— Begin Information supplied —

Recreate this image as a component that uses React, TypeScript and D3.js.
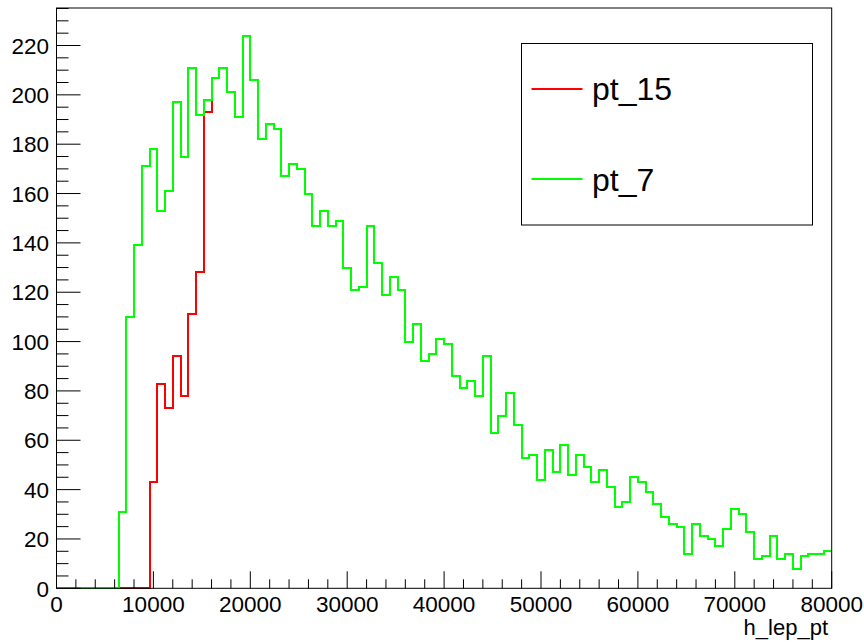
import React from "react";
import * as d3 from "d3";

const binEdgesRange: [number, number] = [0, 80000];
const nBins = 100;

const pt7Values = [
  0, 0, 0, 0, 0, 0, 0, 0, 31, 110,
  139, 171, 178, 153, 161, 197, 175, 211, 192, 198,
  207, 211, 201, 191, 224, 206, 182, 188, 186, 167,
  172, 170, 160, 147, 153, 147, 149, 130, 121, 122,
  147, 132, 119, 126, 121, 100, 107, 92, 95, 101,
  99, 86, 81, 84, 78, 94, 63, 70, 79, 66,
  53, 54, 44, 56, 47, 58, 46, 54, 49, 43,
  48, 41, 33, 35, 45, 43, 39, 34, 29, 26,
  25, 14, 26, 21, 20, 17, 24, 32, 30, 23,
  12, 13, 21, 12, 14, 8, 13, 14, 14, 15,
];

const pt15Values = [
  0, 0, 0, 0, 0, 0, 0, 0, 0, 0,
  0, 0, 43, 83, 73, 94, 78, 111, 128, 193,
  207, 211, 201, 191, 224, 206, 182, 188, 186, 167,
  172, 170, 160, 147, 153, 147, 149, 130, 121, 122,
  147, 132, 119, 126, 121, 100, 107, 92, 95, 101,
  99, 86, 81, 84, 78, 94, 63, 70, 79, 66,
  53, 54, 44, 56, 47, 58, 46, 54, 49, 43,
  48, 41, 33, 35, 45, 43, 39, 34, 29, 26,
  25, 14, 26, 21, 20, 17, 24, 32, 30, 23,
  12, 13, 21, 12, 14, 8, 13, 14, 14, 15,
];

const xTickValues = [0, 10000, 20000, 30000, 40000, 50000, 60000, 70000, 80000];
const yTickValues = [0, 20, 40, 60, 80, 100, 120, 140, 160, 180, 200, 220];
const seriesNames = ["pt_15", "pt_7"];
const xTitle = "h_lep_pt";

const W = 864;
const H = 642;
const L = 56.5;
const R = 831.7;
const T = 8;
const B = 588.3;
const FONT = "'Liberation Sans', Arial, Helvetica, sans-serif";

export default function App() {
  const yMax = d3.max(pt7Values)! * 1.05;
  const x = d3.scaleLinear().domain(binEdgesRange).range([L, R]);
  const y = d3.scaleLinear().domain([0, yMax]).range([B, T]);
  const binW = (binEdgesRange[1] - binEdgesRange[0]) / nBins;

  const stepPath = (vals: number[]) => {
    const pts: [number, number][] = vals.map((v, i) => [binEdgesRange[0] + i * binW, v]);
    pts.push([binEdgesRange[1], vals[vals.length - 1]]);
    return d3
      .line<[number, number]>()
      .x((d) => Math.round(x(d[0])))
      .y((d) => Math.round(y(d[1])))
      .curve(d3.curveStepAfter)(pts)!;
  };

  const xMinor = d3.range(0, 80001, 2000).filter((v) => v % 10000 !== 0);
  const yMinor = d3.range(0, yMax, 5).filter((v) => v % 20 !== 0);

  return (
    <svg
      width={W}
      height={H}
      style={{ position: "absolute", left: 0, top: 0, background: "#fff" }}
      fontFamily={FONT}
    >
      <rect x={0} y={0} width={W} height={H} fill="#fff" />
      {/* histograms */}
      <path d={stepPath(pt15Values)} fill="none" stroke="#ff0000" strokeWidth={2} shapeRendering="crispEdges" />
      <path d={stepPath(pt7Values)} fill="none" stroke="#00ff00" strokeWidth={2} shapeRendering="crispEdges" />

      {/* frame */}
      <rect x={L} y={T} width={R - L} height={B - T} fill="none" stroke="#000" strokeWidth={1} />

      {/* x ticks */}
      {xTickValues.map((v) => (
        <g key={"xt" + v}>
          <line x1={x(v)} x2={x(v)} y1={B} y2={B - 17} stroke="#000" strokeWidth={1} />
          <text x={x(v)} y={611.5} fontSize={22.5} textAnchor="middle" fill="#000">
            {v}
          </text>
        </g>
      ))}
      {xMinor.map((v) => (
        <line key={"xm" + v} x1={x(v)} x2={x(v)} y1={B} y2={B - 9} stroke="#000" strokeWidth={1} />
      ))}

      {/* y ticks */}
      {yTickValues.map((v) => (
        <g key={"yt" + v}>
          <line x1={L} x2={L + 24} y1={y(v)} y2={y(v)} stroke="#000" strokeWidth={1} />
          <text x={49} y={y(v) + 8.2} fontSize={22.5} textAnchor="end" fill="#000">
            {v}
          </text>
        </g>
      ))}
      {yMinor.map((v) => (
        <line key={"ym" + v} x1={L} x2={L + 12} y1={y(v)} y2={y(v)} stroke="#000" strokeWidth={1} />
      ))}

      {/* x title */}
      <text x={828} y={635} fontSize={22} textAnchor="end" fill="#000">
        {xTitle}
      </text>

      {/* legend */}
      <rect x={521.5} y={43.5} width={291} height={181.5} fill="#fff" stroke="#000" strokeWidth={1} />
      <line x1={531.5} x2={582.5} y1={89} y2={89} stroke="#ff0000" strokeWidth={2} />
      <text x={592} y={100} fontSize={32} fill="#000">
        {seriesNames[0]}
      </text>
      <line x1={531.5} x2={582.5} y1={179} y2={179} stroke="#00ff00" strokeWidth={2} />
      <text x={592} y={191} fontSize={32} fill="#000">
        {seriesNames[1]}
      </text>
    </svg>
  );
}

— End Information supplied —

Show every line above in which the word "React" occurs.

■ **Exercise answer**
Recreate this image as a component that uses React, TypeScript and D3.js.
import React from "react";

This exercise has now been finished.